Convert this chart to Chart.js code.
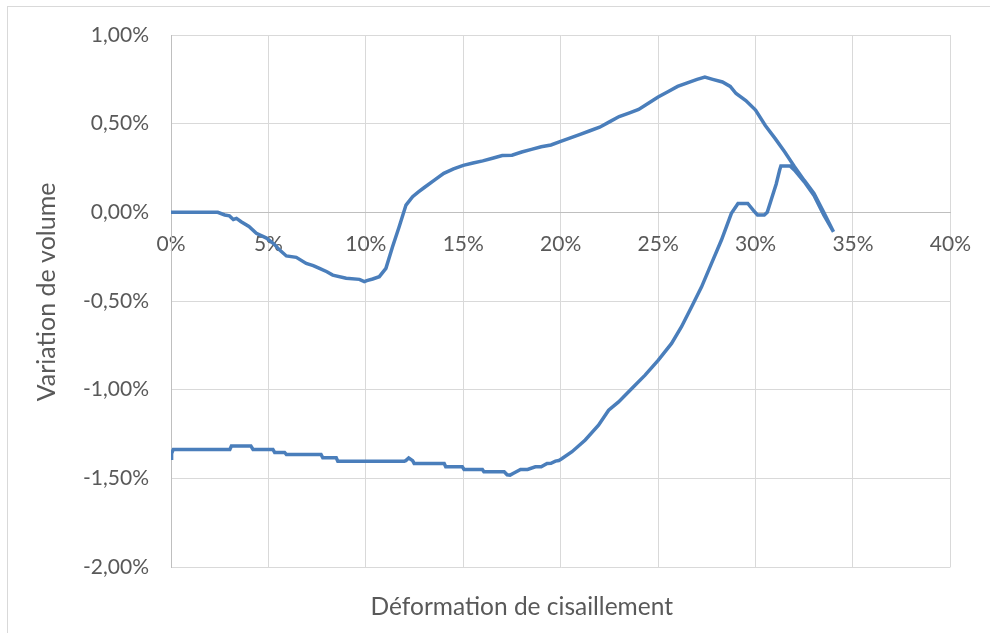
<!DOCTYPE html>
<html>
<head>
<meta charset="utf-8">
<script src="https://cdn.jsdelivr.net/npm/chart.js@4/dist/chart.umd.min.js"></script>
<style>
  html, body { margin: 0; padding: 0; background: #ffffff; overflow: hidden; }
  #wrap { position: relative; width: 990px; height: 633px; }
  #frame { position: absolute; left: 7px; top: 6px; width: 1000px; height: 700px; border-left: 1px solid #d9d9d9; border-top: 1px solid #d9d9d9; pointer-events: none; }
  canvas { position: absolute; left: 0; top: 0; }
</style>
</head>
<body>
<div id="wrap">
  <canvas id="c" width="990" height="633"></canvas>
  <div id="frame"></div>
</div>
<script>
// Shear strain (%) and volume change (%), in path order
const strain = [
  0, 1, 2, 2.4, 2.76, 3.0, 3.2, 3.36, 3.6, 4.0, 4.38, 4.9, 5.3, 5.58, 5.92, 6.43, 6.94, 7.3, 7.62, 8.0, 8.3, 8.99, 9.67, 9.92, 10.05, 10.35, 10.69, 11.03, 11.37, 11.71, 12.06, 12.4, 12.7, 13.0, 13.5, 14.0, 14.5, 15.0, 15.5, 16.0, 16.5, 17.0, 17.5, 18.0, 18.5, 19.0, 19.5, 20.0, 20.5, 21.0, 21.5, 22.0, 22.5, 23.0, 23.5, 24.0, 24.5, 25.0, 25.5, 26.0, 26.5, 27.0, 27.4, 27.8, 28.3, 28.7, 29.0, 29.5, 30.0, 30.5, 31.0, 31.5, 32.0, 32.5, 33.0, 33.5, 34.0,
  33.5, 33.0, 32.5, 32.0, 31.77, 31.3, 31.24, 31.06, 30.8, 30.6, 30.45, 30.1, 29.9, 29.6, 29.1, 28.76, 28.25, 27.74, 27.23, 26.72, 26.2, 25.69, 25.01, 24.33, 23.65, 22.97, 22.46, 21.94, 21.26, 20.58, 20.07, 19.9, 19.73, 19.5, 19.3, 19.0, 18.7, 18.3, 17.94, 17.6, 17.4, 17.25, 17.1, 16.06, 15.98, 15.04, 14.95, 14.1, 14.02, 12.48, 12.4, 12.2, 12.05, 11.97, 8.56, 8.48, 7.79, 7.7, 5.92, 5.83, 5.32, 5.23, 4.21, 4.1, 3.1, 3.02, 0.12, 0.03, 0.03
];
const volume = [
  0, 0, 0, 0, -0.015, -0.02, -0.04, -0.034, -0.053, -0.08, -0.118, -0.145, -0.18, -0.213, -0.246, -0.254, -0.288, -0.30, -0.316, -0.335, -0.354, -0.372, -0.378, -0.391, -0.385, -0.376, -0.363, -0.316, -0.194, -0.081, 0.041, 0.088, 0.115, 0.14, 0.18, 0.22, 0.245, 0.265, 0.278, 0.29, 0.305, 0.32, 0.322, 0.34, 0.355, 0.37, 0.38, 0.40, 0.42, 0.44, 0.46, 0.48, 0.51, 0.54, 0.56, 0.58, 0.615, 0.65, 0.68, 0.71, 0.73, 0.75, 0.763, 0.75, 0.735, 0.71, 0.67, 0.63, 0.577, 0.49, 0.417, 0.34, 0.257, 0.18, 0.107, 0.0, -0.11,
  -0.015, 0.095, 0.172, 0.238, 0.261, 0.261, 0.24, 0.16, 0.07, 0.0, -0.015, -0.015, 0.01, 0.05, 0.05, -0.006, -0.156, -0.288, -0.42, -0.532, -0.645, -0.739, -0.833, -0.918, -0.993, -1.069, -1.116, -1.2, -1.284, -1.35, -1.388, -1.40, -1.403, -1.415, -1.416, -1.435, -1.435, -1.45, -1.45, -1.47, -1.482, -1.48, -1.463, -1.463, -1.45, -1.45, -1.435, -1.435, -1.416, -1.416, -1.40, -1.385, -1.40, -1.403, -1.403, -1.384, -1.384, -1.365, -1.365, -1.354, -1.354, -1.337, -1.337, -1.318, -1.318, -1.337, -1.337, -1.36, -1.397
];
const xTicks = [0, 5, 10, 15, 20, 25, 30, 35, 40];
const yTicks = [-2, -1.5, -1, -0.5, 0, 0.5, 1];
const xTitle = 'Déformation de cisaillement';
const yTitle = 'Variation de volume';

const points = strain.map((s, i) => ({ x: s, y: volume[i] }));
const textColor = '#595959';
const gridColor = '#d9d9d9';
const axisColor = '#bfbfbf';
const fontFamily = 'Lato, "Open Sans", sans-serif';

const titlesPlugin = {
  id: 'axisTitles',
  afterDraw(chart) {
    const ctx = chart.ctx;
    const a = chart.chartArea;
    ctx.save();
    ctx.fillStyle = textColor;
    ctx.textAlign = 'center';
    ctx.textBaseline = 'middle';
    ctx.font = '24.5px ' + fontFamily;
    ctx.fillText(xTitle, a.left + (a.right - a.left) * 0.45, a.bottom + 40);
    ctx.font = '25px ' + fontFamily;
    ctx.translate(47, a.top + (a.bottom - a.top) * 0.483);
    ctx.rotate(-Math.PI / 2);
    ctx.fillText(yTitle, 0, 0);
    ctx.restore();
  }
};

new Chart(document.getElementById('c'), {
  type: 'scatter',
  data: {
    datasets: [{
      data: points,
      showLine: true,
      borderColor: '#4a7ebb',
      backgroundColor: '#4a7ebb',
      borderWidth: 3.5,
      pointRadius: 0,
      tension: 0,
      fill: false
    }]
  },
  options: {
    responsive: false,
    animation: false,
    layout: { padding: { top: 35, right: 37, bottom: 66, left: 7 } },
    plugins: { legend: { display: false }, tooltip: { enabled: false } },
    scales: {
      x: {
        type: 'linear',
        min: 0, max: 40,
        position: { y: 0 },
        afterBuildTicks: s => { s.ticks = xTicks.map(v => ({ value: v })); },
        ticks: {
          autoSkip: false,
          maxRotation: 0,
          padding: 19,
          color: textColor,
          font: { family: fontFamily, size: 21 },
          callback: v => v + '%'
        },
        grid: {
          drawTicks: false,
          color: c => (c.tick && c.tick.value === 0 ? axisColor : gridColor),
          lineWidth: 1
        },
        border: { color: axisColor, width: 1 }
      },
      y: {
        type: 'linear',
        min: -2, max: 1,
        afterBuildTicks: s => { s.ticks = yTicks.map(v => ({ value: v })); },
        afterFit: s => { s.width = 164; },
        ticks: {
          padding: 22,
          color: textColor,
          font: { family: fontFamily, size: 21 },
          callback: v => v.toFixed(2).replace('.', ',') + '%'
        },
        grid: {
          drawTicks: false,
          color: c => (c.tick && c.tick.value === 0 ? axisColor : gridColor),
          lineWidth: 1
        },
        border: { color: axisColor, width: 1 }
      }
    }
  },
  plugins: [titlesPlugin]
});
</script>
</body>
</html>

================

**What is needed**
Your copy of the data should match it exactly, except that pictures are left out.

**Result for this task**
Convert this chart to Chart.js code.
<!DOCTYPE html>
<html>
<head>
<meta charset="utf-8">
<script src="https://cdn.jsdelivr.net/npm/chart.js@4/dist/chart.umd.min.js"></script>
<style>
  html, body { margin: 0; padding: 0; background: #ffffff; overflow: hidden; }
  #wrap { position: relative; width: 990px; height: 633px; }
  #frame { position: absolute; left: 7px; top: 6px; width: 1000px; height: 700px; border-left: 1px solid #d9d9d9; border-top: 1px solid #d9d9d9; pointer-events: none; }
  canvas { position: absolute; left: 0; top: 0; }
</style>
</head>
<body>
<div id="wrap">
  <canvas id="c" width="990" height="633"></canvas>
  <div id="frame"></div>
</div>
<script>
// Shear strain (%) and volume change (%), in path order
const strain = [
  0, 1, 2, 2.4, 2.76, 3.0, 3.2, 3.36, 3.6, 4.0, 4.38, 4.9, 5.3, 5.58, 5.92, 6.43, 6.94, 7.3, 7.62, 8.0, 8.3, 8.99, 9.67, 9.92, 10.05, 10.35, 10.69, 11.03, 11.37, 11.71, 12.06, 12.4, 12.7, 13.0, 13.5, 14.0, 14.5, 15.0, 15.5, 16.0, 16.5, 17.0, 17.5, 18.0, 18.5, 19.0, 19.5, 20.0, 20.5, 21.0, 21.5, 22.0, 22.5, 23.0, 23.5, 24.0, 24.5, 25.0, 25.5, 26.0, 26.5, 27.0, 27.4, 27.8, 28.3, 28.7, 29.0, 29.5, 30.0, 30.5, 31.0, 31.5, 32.0, 32.5, 33.0, 33.5, 34.0,
  33.5, 33.0, 32.5, 32.0, 31.77, 31.3, 31.24, 31.06, 30.8, 30.6, 30.45, 30.1, 29.9, 29.6, 29.1, 28.76, 28.25, 27.74, 27.23, 26.72, 26.2, 25.69, 25.01, 24.33, 23.65, 22.97, 22.46, 21.94, 21.26, 20.58, 20.07, 19.9, 19.73, 19.5, 19.3, 19.0, 18.7, 18.3, 17.94, 17.6, 17.4, 17.25, 17.1, 16.06, 15.98, 15.04, 14.95, 14.1, 14.02, 12.48, 12.4, 12.2, 12.05, 11.97, 8.56, 8.48, 7.79, 7.7, 5.92, 5.83, 5.32, 5.23, 4.21, 4.1, 3.1, 3.02, 0.12, 0.03, 0.03
];
const volume = [
  0, 0, 0, 0, -0.015, -0.02, -0.04, -0.034, -0.053, -0.08, -0.118, -0.145, -0.18, -0.213, -0.246, -0.254, -0.288, -0.30, -0.316, -0.335, -0.354, -0.372, -0.378, -0.391, -0.385, -0.376, -0.363, -0.316, -0.194, -0.081, 0.041, 0.088, 0.115, 0.14, 0.18, 0.22, 0.245, 0.265, 0.278, 0.29, 0.305, 0.32, 0.322, 0.34, 0.355, 0.37, 0.38, 0.40, 0.42, 0.44, 0.46, 0.48, 0.51, 0.54, 0.56, 0.58, 0.615, 0.65, 0.68, 0.71, 0.73, 0.75, 0.763, 0.75, 0.735, 0.71, 0.67, 0.63, 0.577, 0.49, 0.417, 0.34, 0.257, 0.18, 0.107, 0.0, -0.11,
  -0.015, 0.095, 0.172, 0.238, 0.261, 0.261, 0.24, 0.16, 0.07, 0.0, -0.015, -0.015, 0.01, 0.05, 0.05, -0.006, -0.156, -0.288, -0.42, -0.532, -0.645, -0.739, -0.833, -0.918, -0.993, -1.069, -1.116, -1.2, -1.284, -1.35, -1.388, -1.40, -1.403, -1.415, -1.416, -1.435, -1.435, -1.45, -1.45, -1.47, -1.482, -1.48, -1.463, -1.463, -1.45, -1.45, -1.435, -1.435, -1.416, -1.416, -1.40, -1.385, -1.40, -1.403, -1.403, -1.384, -1.384, -1.365, -1.365, -1.354, -1.354, -1.337, -1.337, -1.318, -1.318, -1.337, -1.337, -1.36, -1.397
];
const xTicks = [0, 5, 10, 15, 20, 25, 30, 35, 40];
const yTicks = [-2, -1.5, -1, -0.5, 0, 0.5, 1];
const xTitle = 'Déformation de cisaillement';
const yTitle = 'Variation de volume';

const points = strain.map((s, i) => ({ x: s, y: volume[i] }));
const textColor = '#595959';
const gridColor = '#d9d9d9';
const axisColor = '#bfbfbf';
const fontFamily = 'Lato, "Open Sans", sans-serif';

const titlesPlugin = {
  id: 'axisTitles',
  afterDraw(chart) {
    const ctx = chart.ctx;
    const a = chart.chartArea;
    ctx.save();
    ctx.fillStyle = textColor;
    ctx.textAlign = 'center';
    ctx.textBaseline = 'middle';
    ctx.font = '24.5px ' + fontFamily;
    ctx.fillText(xTitle, a.left + (a.right - a.left) * 0.45, a.bottom + 40);
    ctx.font = '25px ' + fontFamily;
    ctx.translate(47, a.top + (a.bottom - a.top) * 0.483);
    ctx.rotate(-Math.PI / 2);
    ctx.fillText(yTitle, 0, 0);
    ctx.restore();
  }
};

new Chart(document.getElementById('c'), {
  type: 'scatter',
  data: {
    datasets: [{
      data: points,
      showLine: true,
      borderColor: '#4a7ebb',
      backgroundColor: '#4a7ebb',
      borderWidth: 3.5,
      pointRadius: 0,
      tension: 0,
      fill: false
    }]
  },
  options: {
    responsive: false,
    animation: false,
    layout: { padding: { top: 35, right: 37, bottom: 66, left: 7 } },
    plugins: { legend: { display: false }, tooltip: { enabled: false } },
    scales: {
      x: {
        type: 'linear',
        min: 0, max: 40,
        position: { y: 0 },
        afterBuildTicks: s => { s.ticks = xTicks.map(v => ({ value: v })); },
        ticks: {
          autoSkip: false,
          maxRotation: 0,
          padding: 19,
          color: textColor,
          font: { family: fontFamily, size: 21 },
          callback: v => v + '%'
        },
        grid: {
          drawTicks: false,
          color: c => (c.tick && c.tick.value === 0 ? axisColor : gridColor),
          lineWidth: 1
        },
        border: { color: axisColor, width: 1 }
      },
      y: {
        type: 'linear',
        min: -2, max: 1,
        afterBuildTicks: s => { s.ticks = yTicks.map(v => ({ value: v })); },
        afterFit: s => { s.width = 164; },
        ticks: {
          padding: 22,
          color: textColor,
          font: { family: fontFamily, size: 21 },
          callback: v => v.toFixed(2).replace('.', ',') + '%'
        },
        grid: {
          drawTicks: false,
          color: c => (c.tick && c.tick.value === 0 ? axisColor : gridColor),
          lineWidth: 1
        },
        border: { color: axisColor, width: 1 }
      }
    }
  },
  plugins: [titlesPlugin]
});
</script>
</body>
</html>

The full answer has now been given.